5. The Public Archive

The CfA Optical Infrared Science Archive (OIRSA) was released by the SAO Telescope Data Center in early 2016. The goal was to make a complete set of processed spectra, obtained from optical/infrared spectrographs on the CfA's ground-based telescopes, available to the public.

OIRSA uses the German Astrophysical Virtual Observatory Data Center Helper Suite (DaCHS; Demleitner et al. 2014), a publishing infrastructure for the Virtual Observatory. DaCHS exploits the open-source PostgreSQL object-relational database management system2 with specific extensions to provide flexible data search and access mechanisms to astronomical data (Chilingarian et al. 2004). The DaCHS access mechanisms are built on top of an existing PostgreSQL database schema and operate on an SQL view created from joining several data tables. Our database schema implements our own proprietary data model, which we reuse with minor modifications across the public and private data archives for different instruments and also for operations of the Binospec (Fabricant et al. 2019) and MMIRS (McLeod et al. 2012) spectrographs at the 6.5-m MMT telescope.

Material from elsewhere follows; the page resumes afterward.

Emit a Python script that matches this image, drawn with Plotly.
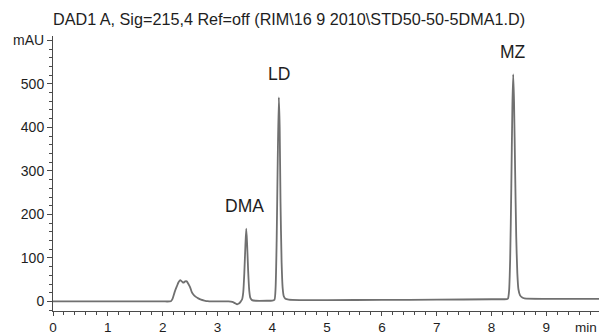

DaCHS data access services for the OIRSA archive implement several International Virtual Observatory Alliance (IVOA) standards: (i) the Simple Spectral Access Protocol (Tody et al. 2012) providing access to one-dimensional extracted spectra; (ii) Observation Data Model Core Components, its Implementation in the Table Access Protocol (Tody et al. 2011) providing a more generic and flexible query interface to the metadata search including the cross-match via table upload; (iii) Registry Interfaces (Dower et al. 2018) that tell the Virtual Observatory about the existence of OIRSA data access services and make it discoverable in client applications such as topcat (Taylor 2005).

The OIRSA archive debuted with over 290,000 processed 6.5 m-MMT Hectospec spectra, homogeneously reduced with the latest data reduction pipeline and linked to published papers. The Hectospec archive is updated yearly and includes every spectrum older than 10 yr old. Second to be added were over 250,000 single-order echelle spectra, each with wavelength coverage of 45 Å and spectral resolution of about 36,000 centered at 5187 Å. The echelle spectra were obtained with cross-dispersed echelle spectrographs using 2 × 936 pixel Reticon detectors on the FLWO 1.5 m Tillinghast telescope, the 4.5 m-equivalent Multiple Mirror Telescope, and the 1.5 m Wyeth telescope at Oak Ridge Observatory in Harvard, MA (Mink et al. 2019). The echelle spectra were primarily obtained for radial velocity studies of bright stars, and the uniformly processed spectra provide a valuable resource in combination with Gaia proper motion and parallax measurements.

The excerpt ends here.